*** THE INPUT

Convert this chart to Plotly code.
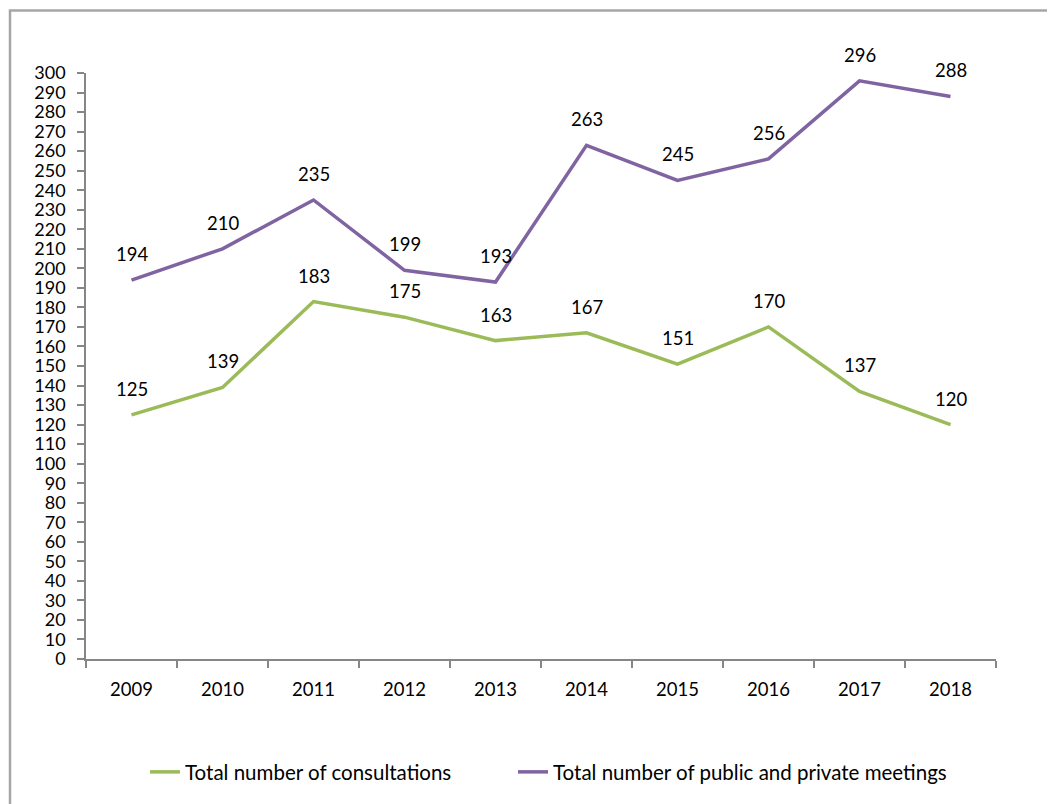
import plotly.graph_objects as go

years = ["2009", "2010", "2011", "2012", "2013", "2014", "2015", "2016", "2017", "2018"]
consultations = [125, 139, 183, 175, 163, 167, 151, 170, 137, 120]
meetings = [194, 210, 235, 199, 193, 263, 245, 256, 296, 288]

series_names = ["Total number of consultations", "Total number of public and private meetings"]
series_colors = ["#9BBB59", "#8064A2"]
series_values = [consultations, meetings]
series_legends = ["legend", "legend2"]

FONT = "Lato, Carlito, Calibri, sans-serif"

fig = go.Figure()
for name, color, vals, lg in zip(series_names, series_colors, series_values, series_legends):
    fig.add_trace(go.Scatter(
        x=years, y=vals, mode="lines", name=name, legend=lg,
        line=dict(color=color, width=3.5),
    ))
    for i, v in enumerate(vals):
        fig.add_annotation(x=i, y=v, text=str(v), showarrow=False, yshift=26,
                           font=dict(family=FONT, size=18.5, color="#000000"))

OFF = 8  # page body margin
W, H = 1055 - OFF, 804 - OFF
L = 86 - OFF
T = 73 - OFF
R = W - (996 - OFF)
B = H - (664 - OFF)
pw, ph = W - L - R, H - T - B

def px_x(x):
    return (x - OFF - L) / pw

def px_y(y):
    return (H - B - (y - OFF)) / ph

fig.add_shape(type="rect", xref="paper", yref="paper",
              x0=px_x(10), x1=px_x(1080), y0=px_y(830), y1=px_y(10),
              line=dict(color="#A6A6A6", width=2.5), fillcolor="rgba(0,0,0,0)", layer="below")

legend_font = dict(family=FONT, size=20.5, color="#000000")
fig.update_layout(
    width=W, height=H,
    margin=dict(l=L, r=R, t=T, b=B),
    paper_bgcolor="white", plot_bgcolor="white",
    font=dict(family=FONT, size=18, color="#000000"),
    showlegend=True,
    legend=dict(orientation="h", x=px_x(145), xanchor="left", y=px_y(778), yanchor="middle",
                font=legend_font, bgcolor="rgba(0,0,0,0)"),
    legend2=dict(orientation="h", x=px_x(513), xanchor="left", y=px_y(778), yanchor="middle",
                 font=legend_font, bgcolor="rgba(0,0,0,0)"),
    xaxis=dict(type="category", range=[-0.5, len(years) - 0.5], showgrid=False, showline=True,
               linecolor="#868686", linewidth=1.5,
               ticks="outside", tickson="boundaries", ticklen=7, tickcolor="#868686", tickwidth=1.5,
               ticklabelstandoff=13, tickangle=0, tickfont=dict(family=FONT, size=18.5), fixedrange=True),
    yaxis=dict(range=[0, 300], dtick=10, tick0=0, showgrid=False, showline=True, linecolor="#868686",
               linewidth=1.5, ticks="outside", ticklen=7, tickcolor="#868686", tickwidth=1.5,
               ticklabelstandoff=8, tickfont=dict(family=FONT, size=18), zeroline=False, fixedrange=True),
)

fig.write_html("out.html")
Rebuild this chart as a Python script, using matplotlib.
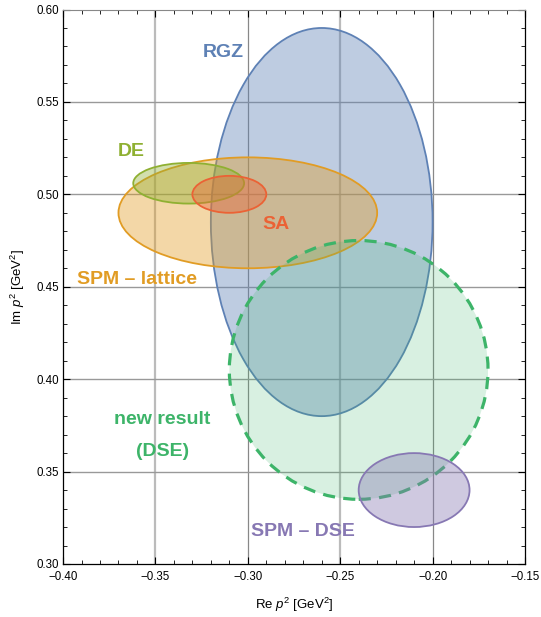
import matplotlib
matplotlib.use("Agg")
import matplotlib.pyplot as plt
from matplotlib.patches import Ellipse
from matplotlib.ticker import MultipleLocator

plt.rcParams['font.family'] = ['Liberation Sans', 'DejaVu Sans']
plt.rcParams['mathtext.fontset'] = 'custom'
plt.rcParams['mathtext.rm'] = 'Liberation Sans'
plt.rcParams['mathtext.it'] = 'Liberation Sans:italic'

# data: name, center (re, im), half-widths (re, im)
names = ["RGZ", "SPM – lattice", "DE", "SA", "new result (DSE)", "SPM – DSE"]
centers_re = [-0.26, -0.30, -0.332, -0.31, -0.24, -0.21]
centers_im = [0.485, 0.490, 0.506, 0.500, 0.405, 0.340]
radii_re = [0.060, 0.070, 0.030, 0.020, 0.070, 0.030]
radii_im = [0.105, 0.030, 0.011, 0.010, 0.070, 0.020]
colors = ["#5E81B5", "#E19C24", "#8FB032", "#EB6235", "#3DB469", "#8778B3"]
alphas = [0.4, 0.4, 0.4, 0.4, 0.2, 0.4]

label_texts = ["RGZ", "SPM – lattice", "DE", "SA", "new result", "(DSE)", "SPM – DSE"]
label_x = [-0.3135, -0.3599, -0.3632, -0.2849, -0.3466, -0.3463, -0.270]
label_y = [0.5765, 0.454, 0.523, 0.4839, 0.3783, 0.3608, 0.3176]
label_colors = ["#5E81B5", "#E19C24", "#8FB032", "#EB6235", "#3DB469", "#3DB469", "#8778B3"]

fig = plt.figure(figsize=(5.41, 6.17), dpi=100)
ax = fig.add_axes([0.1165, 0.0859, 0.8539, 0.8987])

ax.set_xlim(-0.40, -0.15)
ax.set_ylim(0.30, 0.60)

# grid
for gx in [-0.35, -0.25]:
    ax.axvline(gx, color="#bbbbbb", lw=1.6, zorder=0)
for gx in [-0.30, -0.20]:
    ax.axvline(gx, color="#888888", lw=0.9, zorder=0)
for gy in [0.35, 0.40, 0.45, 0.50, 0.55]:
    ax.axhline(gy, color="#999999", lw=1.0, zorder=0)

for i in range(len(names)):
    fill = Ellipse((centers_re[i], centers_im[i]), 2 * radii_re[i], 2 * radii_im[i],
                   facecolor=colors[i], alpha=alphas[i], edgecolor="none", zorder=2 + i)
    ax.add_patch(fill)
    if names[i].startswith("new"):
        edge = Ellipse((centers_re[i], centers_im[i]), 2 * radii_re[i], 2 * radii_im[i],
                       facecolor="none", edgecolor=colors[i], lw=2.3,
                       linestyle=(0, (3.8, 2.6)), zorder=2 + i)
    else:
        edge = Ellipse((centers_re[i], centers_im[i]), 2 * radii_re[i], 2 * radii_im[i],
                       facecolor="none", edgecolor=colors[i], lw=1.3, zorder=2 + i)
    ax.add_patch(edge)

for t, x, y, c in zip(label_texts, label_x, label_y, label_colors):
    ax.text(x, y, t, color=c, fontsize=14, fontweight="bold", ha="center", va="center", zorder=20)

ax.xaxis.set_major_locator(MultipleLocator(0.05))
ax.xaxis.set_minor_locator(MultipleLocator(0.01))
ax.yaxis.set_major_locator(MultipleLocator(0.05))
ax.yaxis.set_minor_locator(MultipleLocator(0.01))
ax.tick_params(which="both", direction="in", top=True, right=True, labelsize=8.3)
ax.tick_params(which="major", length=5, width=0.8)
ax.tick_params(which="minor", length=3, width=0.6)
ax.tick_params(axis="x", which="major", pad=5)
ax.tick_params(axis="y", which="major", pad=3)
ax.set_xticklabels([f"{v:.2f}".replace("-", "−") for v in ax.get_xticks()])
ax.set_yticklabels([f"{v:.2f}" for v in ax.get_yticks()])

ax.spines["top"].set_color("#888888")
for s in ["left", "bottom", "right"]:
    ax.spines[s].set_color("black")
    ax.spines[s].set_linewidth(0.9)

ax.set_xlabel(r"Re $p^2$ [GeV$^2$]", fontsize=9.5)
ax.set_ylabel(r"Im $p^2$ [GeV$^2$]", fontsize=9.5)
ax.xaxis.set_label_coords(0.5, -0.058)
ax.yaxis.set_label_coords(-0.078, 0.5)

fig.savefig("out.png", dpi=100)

******

From the records above, extract the lines from the one holding "Rebuild this chart" through the one holding "plt.rcParams['mathtext.it'] = 'Liberation", word for word; omit the pictures.

Rebuild this chart as a Python script, using matplotlib.
import matplotlib
matplotlib.use("Agg")
import matplotlib.pyplot as plt
from matplotlib.patches import Ellipse
from matplotlib.ticker import MultipleLocator

plt.rcParams['font.family'] = ['Liberation Sans', 'DejaVu Sans']
plt.rcParams['mathtext.fontset'] = 'custom'
plt.rcParams['mathtext.rm'] = 'Liberation Sans'
plt.rcParams['mathtext.it'] = 'Liberation Sans:italic'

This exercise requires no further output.